The bill ties tax incentives to technical standards (ASHRAE) and to an energy‑aware design choice (the Indoor Air Quality Procedure in ASHRAE 62.1–2022). That combination aims to avoid encouraging inefficient ventilation increases, but it also creates complexity: Treasury must translate ASHRAE testing and design language into tax‑certainty rules, and regulators will need to define what it means for an upgrade to 'affect' a given square footage.
Those drafting rules will face thorny measurement questions (partial‑floor upgrades, single‑zone vs multi‑zone systems, leased vs owner‑occupied space) that will determine how much credit a project actually receives.
The statute’s enhanced credit tier requires compliance with prevailing wage and apprenticeship rules modeled on existing tax provisions, which strengthens labor standards but raises the per‑project cost and the administrative burden for proving compliance. Small contractors and specialty installers could be priced out of the enhanced tier unless clear transition rules or simplified documentation are provided.

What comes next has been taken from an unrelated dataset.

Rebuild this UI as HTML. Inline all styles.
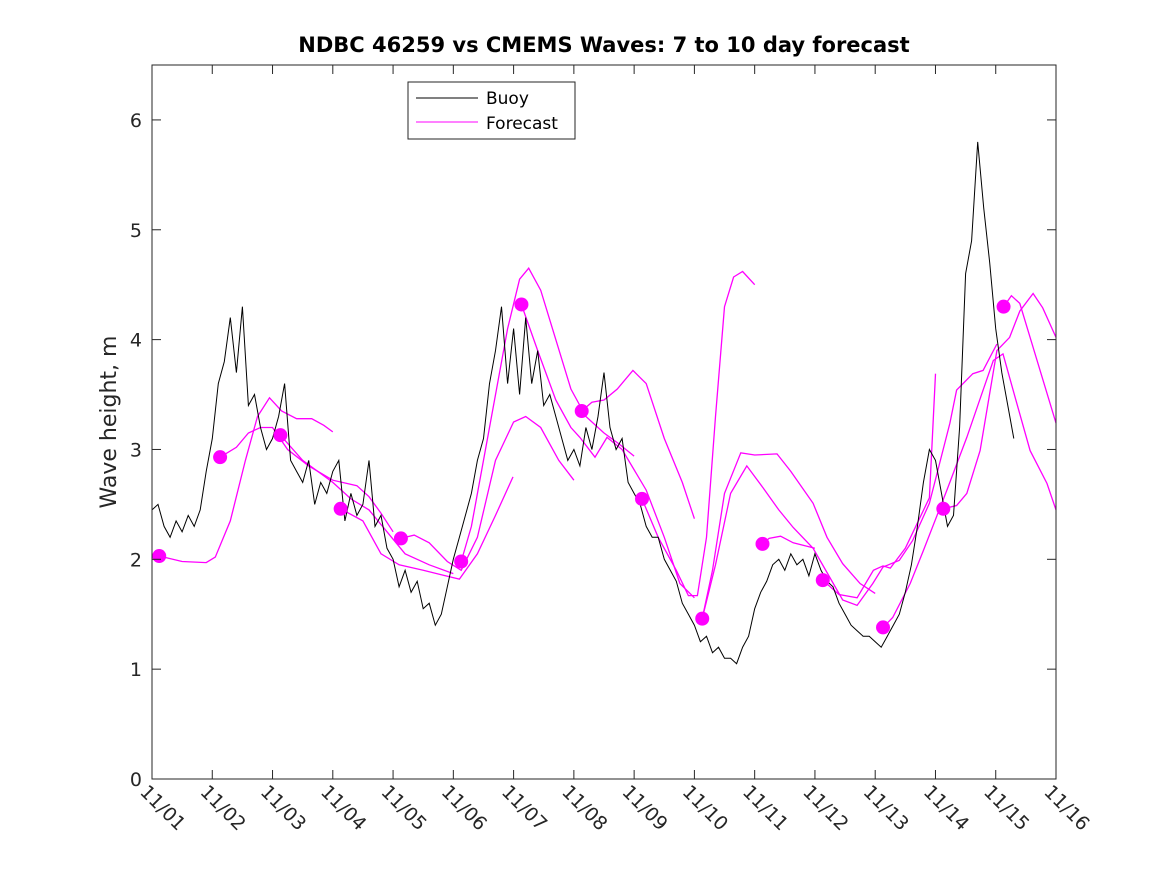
<!DOCTYPE html>
<html><head><meta charset="utf-8"><style>
body{margin:0;background:#fff}
svg text{font-family:"DejaVu Sans","Liberation Sans",sans-serif;fill:#262626}
</style></head><body>
<svg id="chart" width="1167" height="875" xmlns="http://www.w3.org/2000/svg">
<rect x="0" y="0" width="1167" height="875" fill="#fff"/>
<text x="604" y="52" text-anchor="middle" font-size="21" font-weight="bold" style="fill:#000">NDBC 46259 vs CMEMS Waves: 7 to 10 day forecast</text>
<text x="0" y="0" transform="translate(116,422) rotate(-90)" text-anchor="middle" font-size="22">Wave height, m</text>
<g id="plot"></g>
<rect x="152" y="65" width="904" height="714" fill="none" stroke="#262626" stroke-width="1"/>
<g id="axes"></g>
<g>
<rect x="408" y="82" width="167" height="57" fill="#fff" stroke="#262626"/>
<line x1="416" y1="98" x2="478" y2="98" stroke="#000"/>
<text x="486" y="104" font-size="17" style="fill:#000">Buoy</text>
<line x1="416" y1="122" x2="478" y2="122" stroke="#f0f"/>
<text x="486" y="129" font-size="17" style="fill:#000">Forecast</text>
</g>
</svg>
<script>
const xTicks=["11/01","11/02","11/03","11/04","11/05","11/06","11/07","11/08","11/09","11/10","11/11","11/12","11/13","11/14","11/15","11/16"];
const yTicks=[0,1,2,3,4,5,6];
const buoyStart=0, buoyStep=0.1;
const buoyVals=[2.45,2.5,2.3,2.2,2.35,2.25,2.4,2.3,2.45,2.8,3.1,3.6,3.8,4.2,3.7,4.3,3.4,3.5,3.2,3.0,3.1,3.3,3.6,2.9,2.8,2.7,2.9,2.5,2.7,2.6,2.8,2.9,2.35,2.6,2.4,2.5,2.9,2.3,2.4,2.1,2.0,1.75,1.9,1.7,1.8,1.55,1.6,1.4,1.5,1.75,2.0,2.2,2.4,2.6,2.9,3.1,3.6,3.9,4.3,3.6,4.1,3.5,4.2,3.6,3.9,3.4,3.5,3.3,3.1,2.9,3.0,2.85,3.2,3.0,3.3,3.7,3.2,3.0,3.1,2.7,2.6,2.5,2.3,2.2,2.2,2.0,1.9,1.8,1.6,1.5,1.4,1.25,1.3,1.15,1.2,1.1,1.1,1.05,1.2,1.3,1.55,1.7,1.8,1.95,2.0,1.9,2.05,1.95,2.0,1.85,2.05,1.9,1.8,1.75,1.6,1.5,1.4,1.35,1.3,1.3,1.25,1.2,1.3,1.4,1.5,1.7,1.95,2.3,2.7,3.0,2.9,2.6,2.3,2.4,3.2,4.6,4.9,5.8,5.2,4.7,4.1,3.7,3.4,3.1];
const dotDays=[0.12,1.13,2.13,3.13,4.13,5.13,6.13,7.13,8.13,9.13,10.13,11.13,12.13,13.13,14.13];
const dotVals=[2.03,2.93,3.13,2.46,2.19,1.98,4.32,3.35,2.55,1.46,2.14,1.81,1.38,2.46,4.30];
const fcDays=[
[0.12,0.5,0.9,1.05,1.3,1.55,1.75,1.95,2.15,2.4,2.65,2.85,3.0],
[1.13,1.4,1.6,1.8,2.0,2.25,2.6,3.0,3.4,3.6,3.8,4.0],
[2.13,2.5,3.0,3.3,3.6,3.9,4.2,4.6,5.0],
[3.13,3.5,3.8,4.1,4.5,4.8,5.1,5.4,5.7,5.99],
[4.13,4.35,4.6,4.9,5.13,5.4,5.7,6.0,6.2,6.45,6.75,7.0],
[5.13,5.3,5.6,5.9,6.1,6.25,6.45,6.7,6.95,7.2,7.5,7.75,8.0],
[6.13,6.4,6.7,6.95,7.1,7.35,7.55,7.8,8.2,8.5,8.76,9.0],
[7.13,7.3,7.5,7.72,7.98,8.2,8.5,8.8,9.0],
[8.13,8.4,8.7,8.9,9.05,9.2,9.35,9.5,9.65,9.8,10.0],
[9.13,9.3,9.5,9.77,10.0,10.37,10.6,10.97,11.2,11.46,11.75,12.0],
[9.13,9.35,9.6,9.87,10.14,10.4,10.64,10.97,11.2,11.46,11.7,11.96,12.13,12.4,12.62,12.9,13.24,13.35,13.62,13.79,14.02],
[10.13,10.24,10.43,10.64,11.0],
[11.13,11.4,11.7,11.97,12.13,12.25,12.5,12.9,13.0],
[12.13,12.29,12.58,12.8,13.19,13.52,13.79,13.96,14.12,14.35,14.57,14.85,15.0],
[13.13,13.35,13.52,13.74,14.02,14.23,14.4,14.62,14.78,15.0],
[14.13,14.26,14.4,14.57,15.0]];
const fcVals=[
[2.03,1.98,1.97,2.02,2.35,2.9,3.3,3.47,3.35,3.28,3.28,3.22,3.16],
[2.93,3.02,3.15,3.2,3.2,3.0,2.85,2.72,2.67,2.57,2.42,2.25],
[3.13,2.9,2.7,2.55,2.45,2.25,2.05,1.95,1.87],
[2.46,2.35,2.05,1.95,1.9,1.86,1.82,2.05,2.4,2.75],
[2.19,2.22,2.15,1.98,1.9,2.2,2.9,3.25,3.3,3.2,2.9,2.72],
[1.98,2.3,3.2,4.1,4.55,4.65,4.45,4.0,3.55,3.3,3.15,3.05,2.94],
[4.32,3.9,3.45,3.2,3.11,2.93,3.11,3.0,2.63,2.2,1.78,1.65],
[3.35,3.43,3.45,3.55,3.72,3.6,3.1,2.7,2.37],
[2.55,2.2,1.9,1.67,1.67,2.2,3.3,4.3,4.57,4.62,4.5],
[1.46,1.9,2.6,2.97,2.95,2.96,2.8,2.51,2.2,1.96,1.78,1.69],
[1.46,1.95,2.6,2.85,2.65,2.45,2.29,2.1,1.88,1.63,1.58,1.78,1.93,1.99,2.17,2.51,3.24,3.54,3.69,3.72,3.96],
[2.14,2.19,2.21,2.15,2.1],
[1.81,1.68,1.65,1.9,1.94,1.92,2.1,2.56,3.69],
[1.38,1.47,1.78,2.08,2.63,3.11,3.54,3.81,3.87,3.42,2.99,2.69,2.45],
[2.46,2.49,2.6,2.99,3.9,4.02,4.26,4.42,4.29,4.02],
[4.30,4.4,4.33,4.02,3.24]];

const NS="http://www.w3.org/2000/svg";
const X0=152,X1=1056,Y0=779,Y1=65,DMAX=15,VMAX=6.5;
function xs(d){return X0+(X1-X0)*d/DMAX;}
function ys(v){return Y0-(Y0-Y1)*v/VMAX;}
const plot=document.getElementById('plot'), axes=document.getElementById('axes');
function mk(tag,attrs,parent){const e=document.createElementNS(NS,tag);for(const k in attrs)e.setAttribute(k,attrs[k]);parent.appendChild(e);return e;}

fcDays.forEach((ds,i)=>{
  const pts=ds.map((d,j)=>xs(d).toFixed(1)+','+ys(fcVals[i][j]).toFixed(1)).join(' ');
  const pl=mk('polyline',{points:pts,fill:'none',stroke:'#f0f','stroke-width':1.3},plot);
  
  
});
const bpts=buoyVals.map((v,i)=>xs(buoyStart+i*buoyStep).toFixed(1)+','+ys(v).toFixed(1)).join(' ');
const bl=mk('polyline',{points:bpts,fill:'none',stroke:'#000','stroke-width':1},plot);


dotDays.forEach((d,i)=>{
  const c=mk('circle',{cx:xs(d),cy:ys(dotVals[i]),r:7,fill:'#f0f'},plot);
  
  
});
xTicks.forEach((t,i)=>{
  const x=xs(i);
  mk('line',{x1:x,y1:Y0,x2:x,y2:Y0-9,stroke:'#262626'},axes);
  mk('line',{x1:x,y1:Y1,x2:x,y2:Y1+9,stroke:'#262626'},axes);
  const tx=mk('text',{x:0,y:0,transform:`translate(${x-13},${Y0+14}) rotate(45)`,'font-size':19},axes);
  tx.textContent=t;
  
  
});
yTicks.forEach(v=>{
  const y=ys(v);
  mk('line',{x1:X0,y1:y,x2:X0+9,y2:y,stroke:'#262626'},axes);
  mk('line',{x1:X1,y1:y,x2:X1-9,y2:y,stroke:'#262626'},axes);
  const tx=mk('text',{x:X0-10,y:y+7,'text-anchor':'end','font-size':19},axes);
  tx.textContent=v;
  
  
});
</script>
</body></html>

The allocation mechanism for public and nonprofit projects lets non‑owners claim credits, which is practical but may produce unusual contractual structures (designer‑led monetization) and complicate who bears compliance risk and audit exposure. Finally, the bill prevents double tax benefits through basis reduction and denial of deductions, but overlaps with other incentives (state grants, energy tax credits, 179D deductions) will require careful guidance to avoid either inadvertent double‑claims or excessive conservatism that reduces investment takeup.